Deputy Prime Minister Nick Clegg, whose Liberal Democrat party opposed the Iraq War, listed five differences in a letter to party members:
- Use of chemical weapons is a war crime and there is no disputing these weapons have already been used
- We are working in lock-step with our international partners France, the EU, the Arab League and Turkey and a Democrat President in the United States
- Proportionate, targeted military action following a regime's use of chemical weapons is legal under humanitarian law
- This is not about boots on the ground. This is not about regime change. This is about upholding international and humanitarian law and deterring the use of chemical weapons to protect innocent people from being murdered in future by brutal dictators
- There will be a vote in the House of Commons. We have gone to the UN, and the Attorney General is publishing unedited advice based on evidence.
It is understandable that politicians do not want to draw attention to any similarities, but the rhetoric and language have striking parallels, says David Kay, who headed the team looking for weapons in Iraq and resigned when none was found.
"I personally see the shadow of Iraq looming behind events, but I'm very surprised that very few in the Obama administration seem to see that shadow.
"They say 'we've got evidence, we've got communication interceptions.' But if you go back and listen to Colin Powell speak at the Security Council, we thought we had all those things."
"You listen to Joe Biden say we don't have to wait for the weapons inspectors to finish," says Kay, "and he could be channelling Vice-President Dick Cheney."
In terms of the mood of the American public on Syria, there are broadly two anti-action camps, both shaped by Iraq and Afghanistan, says Barry Pavel, a former special assistant to President Bush and President Obama on national security issues.
One is generally tired of the US trying to fix other people's problems without getting anything out of it, he says. The other is thinking of the military families who will take decades to recover from loss of life or injuries suffered on battlefields far from home.
But the so-called Iraq syndrome has wider implications than Syria, says Pavel, now vice-president of think-tank Atlantic Council.

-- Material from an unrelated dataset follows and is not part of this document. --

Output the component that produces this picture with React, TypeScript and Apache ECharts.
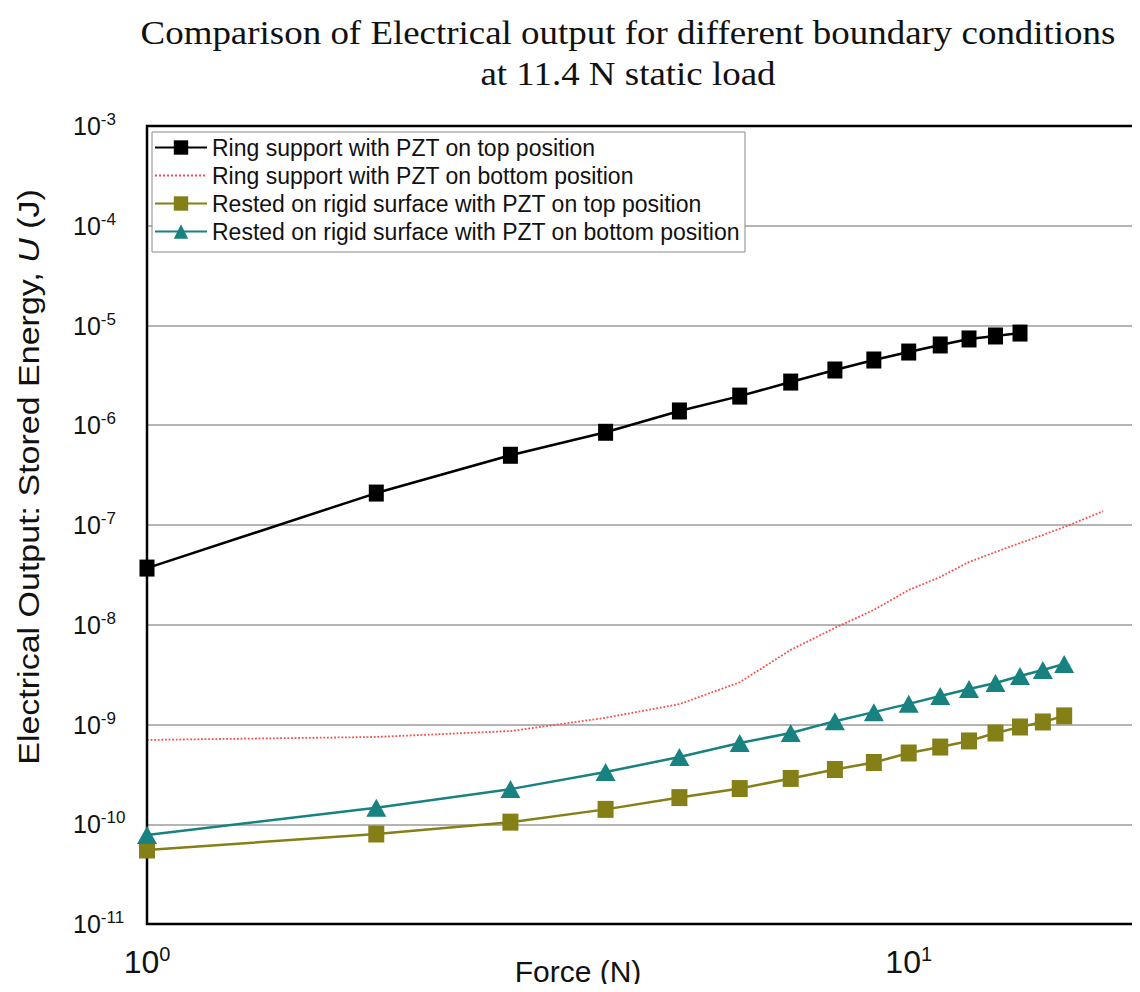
import React, { useEffect, useRef } from 'react';
import * as echarts from 'echarts';

const TITLE_LINES = [
  'Comparison of Electrical output for different boundary conditions',
  'at 11.4 N static load',
];
const SERIES_NAMES = [
  'Ring support with PZT on top position',
  'Ring support with PZT on bottom position',
  'Rested on rigid surface with PZT on top position',
  'Rested on rigid surface with PZT on bottom position',
];
const X_AXIS_NAME = 'Force (N)';
const Y_AXIS_NAME_PARTS = ['Electrical Output: Stored Energy, ', 'U', ' (J)'];

const forceRingTop = [1, 2, 3, 4, 5, 6, 7, 8, 9, 10, 11, 12, 13, 14];
const energyRingTop = [3.7e-8, 2.09e-7, 5.0e-7, 8.5e-7, 1.39e-6, 1.96e-6, 2.71e-6, 3.58e-6, 4.51e-6, 5.42e-6, 6.38e-6, 7.33e-6, 7.85e-6, 8.4e-6];

const forceRingBottom = [1, 2, 3, 4, 5, 6, 7, 8, 9, 10, 11, 12, 13, 14, 15, 16, 17, 18];
const energyRingBottom = [7.0e-10, 7.5e-10, 8.6e-10, 1.17e-9, 1.6e-9, 2.65e-9, 5.6e-9, 9.3e-9, 1.41e-8, 2.23e-8, 3.01e-8, 4.26e-8, 5.36e-8, 6.6e-8, 7.94e-8, 9.55e-8, 1.15e-7, 1.38e-7];

const forceRigidTop = [1, 2, 3, 4, 5, 6, 7, 8, 9, 10, 11, 12, 13, 14, 15, 16];
const energyRigidTop = [5.52e-11, 7.98e-11, 1.05e-10, 1.41e-10, 1.85e-10, 2.28e-10, 2.88e-10, 3.54e-10, 4.16e-10, 5.18e-10, 5.94e-10, 6.84e-10, 8.22e-10, 9.44e-10, 1.06e-9, 1.22e-9];

const forceRigidBottom = [1, 2, 3, 4, 5, 6, 7, 8, 9, 10, 11, 12, 13, 14, 15, 16];
const energyRigidBottom = [7.8e-11, 1.46e-10, 2.25e-10, 3.34e-10, 4.72e-10, 6.53e-10, 8.22e-10, 1.08e-9, 1.33e-9, 1.61e-9, 1.93e-9, 2.27e-9, 2.61e-9, 3.06e-9, 3.52e-9, 4.04e-9];

const X_MIN = 1;
const X_MAX = 20;
const Y_MIN = 1e-11;
const Y_MAX = 1e-3;

const pairs = (xs: number[], ys: number[]) => xs.map((x, i) => [x, ys[i]]);

const SANS = '"Liberation Sans", Arial, sans-serif';
const SERIF = '"Liberation Serif", "Times New Roman", serif';

function App() {
  const ref = useRef<HTMLDivElement>(null);
  useEffect(() => {
    if (!ref.current) return;
    const chart = echarts.init(ref.current, undefined, { renderer: 'svg' });
    const option: any = {
      animation: false,
      backgroundColor: '#fff',
      legend: {
        orient: 'vertical',
        left: 152,
        top: 132,
        padding: [4, 5, 9, 2],
        itemGap: 5,
        itemWidth: 52,
        itemHeight: 18,
        borderColor: '#8a8a8a',
        borderWidth: 1,
        backgroundColor: '#fff',
        textStyle: { fontFamily: SANS, fontSize: 23, color: '#111', lineHeight: 22 },
        data: [
          { name: SERIES_NAMES[0] },
          { name: SERIES_NAMES[1], itemStyle: { color: 'rgba(0,0,0,0)', opacity: 0, borderWidth: 0 } },
          { name: SERIES_NAMES[2] },
          { name: SERIES_NAMES[3] },
        ],
      },
      grid: {
        left: 147,
        right: 2,
        top: 126,
        bottom: 68,
        show: true,
        borderColor: '#000',
        borderWidth: 2.5,
        backgroundColor: 'transparent',
        z: 3,
      },
      xAxis: {
        type: 'log',
        logBase: 10,
        min: X_MIN,
        max: X_MAX,
        axisLine: { show: false },
        axisTick: { show: false },
        splitLine: { show: false },
        minorTick: { show: false },
        axisLabel: {
          margin: 20,
          showMinLabel: true,
          showMaxLabel: false,
          formatter: (v: number) => {
            const e = Math.log10(v);
            if (Math.abs(e - Math.round(e)) > 1e-6) return '';
            return `{b|10}{s|${Math.round(e)}}`;
          },
          rich: {
            b: { fontFamily: SANS, fontSize: 32, color: '#111', lineHeight: 36 },
            s: { fontFamily: SANS, fontSize: 20, color: '#111', lineHeight: 20, verticalAlign: 'top' },
          },
        },
      },
      yAxis: {
        type: 'log',
        logBase: 10,
        min: Y_MIN,
        max: Y_MAX,
        axisLine: { show: false },
        axisTick: { show: false },
        minorTick: { show: false },
        splitLine: { show: true, lineStyle: { color: '#b4b4b4', width: 2 } },
        axisLabel: {
          margin: 74,
          align: 'left',
          showMinLabel: true,
          showMaxLabel: true,
          formatter: (v: number) => `{b|10}{s|${Math.round(Math.log10(v))}}`,
          rich: {
            b: { fontFamily: SANS, fontSize: 25, color: '#111', lineHeight: 30 },
            s: { fontFamily: SANS, fontSize: 17, color: '#111', lineHeight: 17, verticalAlign: 'top' },
          },
        },
      },
      graphic: [
        {
          type: 'text',
          x: 628,
          y: 33,
          scaleX: 1.12,
          style: {
            text: TITLE_LINES[0],
            fontFamily: SERIF,
            fontSize: 33,
            fill: '#111',
            align: 'center',
            verticalAlign: 'middle',
          },
        },
        {
          type: 'text',
          x: 628,
          y: 74,
          scaleX: 1.12,
          style: {
            text: TITLE_LINES[1],
            fontFamily: SERIF,
            fontSize: 33,
            fill: '#111',
            align: 'center',
            verticalAlign: 'middle',
          },
        },
        {
          type: 'text',
          x: 578,
          y: 971,
          style: {
            text: X_AXIS_NAME,
            fontFamily: SANS,
            fontSize: 30,
            fill: '#111',
            align: 'center',
            verticalAlign: 'middle',
          },
        },
        {
          type: 'text',
          x: 29,
          y: 477,
          rotation: Math.PI / 2,
          scaleY: 0.85,
          style: {
            text: `{n|${Y_AXIS_NAME_PARTS[0]}}{i|${Y_AXIS_NAME_PARTS[1]}}{n|${Y_AXIS_NAME_PARTS[2]}}`,
            align: 'center',
            verticalAlign: 'middle',
            rich: {
              n: { fontFamily: SANS, fontSize: 34, fill: '#111', color: '#111' },
              i: { fontFamily: SANS, fontSize: 34, fontStyle: 'italic', fill: '#111', color: '#111' },
            },
          },
        },
      ],
      series: [
        {
          name: SERIES_NAMES[0],
          type: 'line',
          data: pairs(forceRingTop, energyRingTop),
          symbol: 'rect',
          symbolSize: [15, 17],
          color: '#000',
          itemStyle: { color: '#000' },
          lineStyle: { color: '#000', width: 2.5 },
          z: 4,
        },
        {
          name: SERIES_NAMES[1],
          type: 'line',
          data: pairs(forceRingBottom, energyRingBottom),
          symbol: 'none',
          showSymbol: false,
          color: '#ff4a4a',
          itemStyle: { color: '#ff4a4a' },
          lineStyle: { color: '#ff4a4a', width: 1.8, type: 'dotted' },
          z: 2,
        },
        {
          name: SERIES_NAMES[2],
          type: 'line',
          data: pairs(forceRigidTop, energyRigidTop),
          symbol: 'rect',
          symbolSize: [16, 17],
          color: '#857f17',
          itemStyle: { color: '#857f17' },
          lineStyle: { color: '#857f17', width: 2.5 },
          z: 4,
        },
        {
          name: SERIES_NAMES[3],
          type: 'line',
          data: pairs(forceRigidBottom, energyRigidBottom),
          symbol: 'triangle',
          symbolSize: [20, 18],
          color: '#17827f',
          itemStyle: { color: '#17827f' },
          lineStyle: { color: '#17827f', width: 2.5 },
          z: 4,
        },
      ],
    };
    chart.setOption(option);
    return () => chart.dispose();
  }, []);
  return <div ref={ref} style={{ width: 1140, height: 992, margin: -8 }} />;
}

export default App;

"Obama did a good job in resetting the tone of American diplomatic strategy, but foreign policy in the Middle East has been more about withdrawal and disengagement. People from the region say to me 'Where is the US?'
"Without that role being played, we are seeing all these tensions get much worse, a direct result of a foreign policy that has been thinking too much about the risks of action and not enough the risks of inaction."